▶ **Aim**:
Return the count of lines that hold the string "Clone", with no other words.
--
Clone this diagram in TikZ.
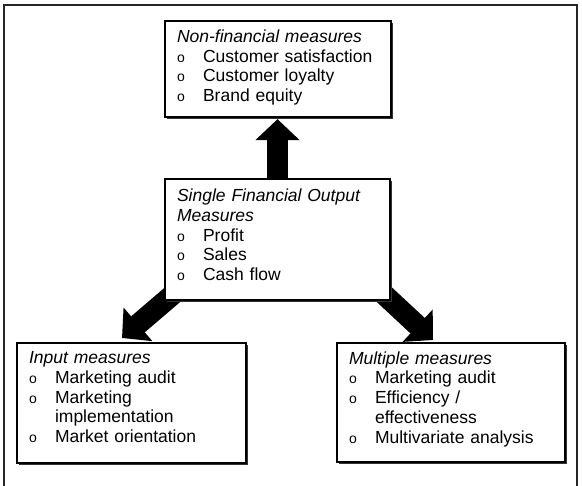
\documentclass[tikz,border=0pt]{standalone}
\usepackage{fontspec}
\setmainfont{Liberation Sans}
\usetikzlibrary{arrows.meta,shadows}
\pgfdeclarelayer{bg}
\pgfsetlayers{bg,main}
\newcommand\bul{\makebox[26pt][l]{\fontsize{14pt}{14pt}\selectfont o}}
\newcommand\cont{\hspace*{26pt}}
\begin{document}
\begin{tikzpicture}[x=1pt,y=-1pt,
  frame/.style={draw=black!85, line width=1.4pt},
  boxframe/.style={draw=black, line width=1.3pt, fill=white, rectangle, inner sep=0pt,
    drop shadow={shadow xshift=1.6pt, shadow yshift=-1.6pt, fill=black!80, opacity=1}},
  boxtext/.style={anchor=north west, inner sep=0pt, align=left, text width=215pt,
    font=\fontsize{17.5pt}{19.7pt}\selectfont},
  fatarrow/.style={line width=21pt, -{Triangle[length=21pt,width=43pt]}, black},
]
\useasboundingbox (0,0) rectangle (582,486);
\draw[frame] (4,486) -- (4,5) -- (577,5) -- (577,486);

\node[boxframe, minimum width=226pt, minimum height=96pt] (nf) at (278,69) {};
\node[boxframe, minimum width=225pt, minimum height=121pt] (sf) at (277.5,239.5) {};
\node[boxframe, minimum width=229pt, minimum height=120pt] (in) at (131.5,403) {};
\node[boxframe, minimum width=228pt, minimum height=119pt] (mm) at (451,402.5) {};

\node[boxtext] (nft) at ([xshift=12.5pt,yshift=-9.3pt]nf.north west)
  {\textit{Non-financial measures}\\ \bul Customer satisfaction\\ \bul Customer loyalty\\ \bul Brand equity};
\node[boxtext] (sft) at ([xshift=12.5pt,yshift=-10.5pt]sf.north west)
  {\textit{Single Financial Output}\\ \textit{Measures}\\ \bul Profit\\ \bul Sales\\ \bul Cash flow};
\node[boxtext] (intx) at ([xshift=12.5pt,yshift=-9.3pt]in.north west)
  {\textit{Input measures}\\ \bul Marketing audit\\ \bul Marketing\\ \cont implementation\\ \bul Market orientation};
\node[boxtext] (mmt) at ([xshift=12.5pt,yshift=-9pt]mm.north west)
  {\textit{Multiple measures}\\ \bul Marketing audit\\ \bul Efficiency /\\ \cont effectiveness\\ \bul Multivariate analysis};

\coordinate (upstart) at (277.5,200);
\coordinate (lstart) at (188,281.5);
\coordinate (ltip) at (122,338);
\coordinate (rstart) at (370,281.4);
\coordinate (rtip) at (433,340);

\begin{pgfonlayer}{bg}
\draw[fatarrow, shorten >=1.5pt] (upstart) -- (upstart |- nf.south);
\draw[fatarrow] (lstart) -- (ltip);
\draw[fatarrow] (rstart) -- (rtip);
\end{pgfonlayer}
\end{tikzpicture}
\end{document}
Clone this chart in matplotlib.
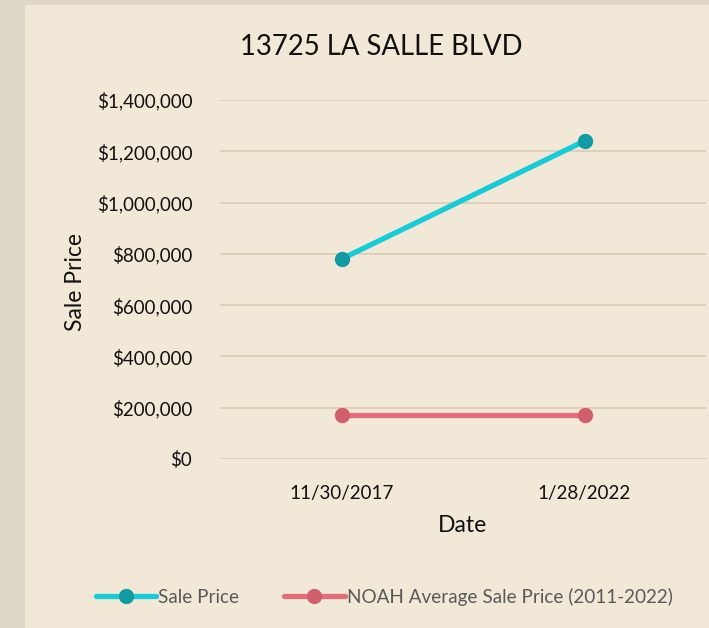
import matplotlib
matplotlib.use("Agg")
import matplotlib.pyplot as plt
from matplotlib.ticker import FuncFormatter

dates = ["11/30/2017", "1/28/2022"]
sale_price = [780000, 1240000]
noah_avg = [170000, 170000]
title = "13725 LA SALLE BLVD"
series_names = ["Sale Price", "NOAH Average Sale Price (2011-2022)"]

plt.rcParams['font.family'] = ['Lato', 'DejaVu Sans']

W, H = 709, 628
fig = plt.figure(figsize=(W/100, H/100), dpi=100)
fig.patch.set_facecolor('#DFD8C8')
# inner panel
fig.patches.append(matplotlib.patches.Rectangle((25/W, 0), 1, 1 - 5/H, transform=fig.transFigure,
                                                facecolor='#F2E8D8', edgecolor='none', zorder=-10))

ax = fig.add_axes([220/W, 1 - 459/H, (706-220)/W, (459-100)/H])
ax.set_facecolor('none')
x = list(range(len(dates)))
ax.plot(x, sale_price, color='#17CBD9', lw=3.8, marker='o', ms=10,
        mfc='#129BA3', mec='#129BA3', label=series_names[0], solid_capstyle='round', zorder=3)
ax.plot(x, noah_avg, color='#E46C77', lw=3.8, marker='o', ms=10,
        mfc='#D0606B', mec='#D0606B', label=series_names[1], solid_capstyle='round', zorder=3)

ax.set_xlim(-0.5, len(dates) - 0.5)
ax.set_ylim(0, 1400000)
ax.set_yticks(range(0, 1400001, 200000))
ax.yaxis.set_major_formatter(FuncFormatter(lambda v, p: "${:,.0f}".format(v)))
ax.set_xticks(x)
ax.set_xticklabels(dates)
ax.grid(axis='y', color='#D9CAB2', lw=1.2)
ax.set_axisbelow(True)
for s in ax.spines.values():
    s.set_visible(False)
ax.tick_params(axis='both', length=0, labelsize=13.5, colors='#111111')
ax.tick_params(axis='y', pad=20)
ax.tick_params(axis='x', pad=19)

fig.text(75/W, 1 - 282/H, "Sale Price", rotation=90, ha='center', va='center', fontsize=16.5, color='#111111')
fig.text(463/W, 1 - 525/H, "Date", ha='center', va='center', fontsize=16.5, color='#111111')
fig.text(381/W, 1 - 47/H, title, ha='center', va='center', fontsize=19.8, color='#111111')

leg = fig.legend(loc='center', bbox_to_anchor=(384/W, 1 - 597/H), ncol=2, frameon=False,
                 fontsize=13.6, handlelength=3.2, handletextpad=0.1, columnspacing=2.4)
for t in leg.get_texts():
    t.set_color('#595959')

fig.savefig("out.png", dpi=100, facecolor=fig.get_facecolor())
--
▶ **Solution to the problem**:
2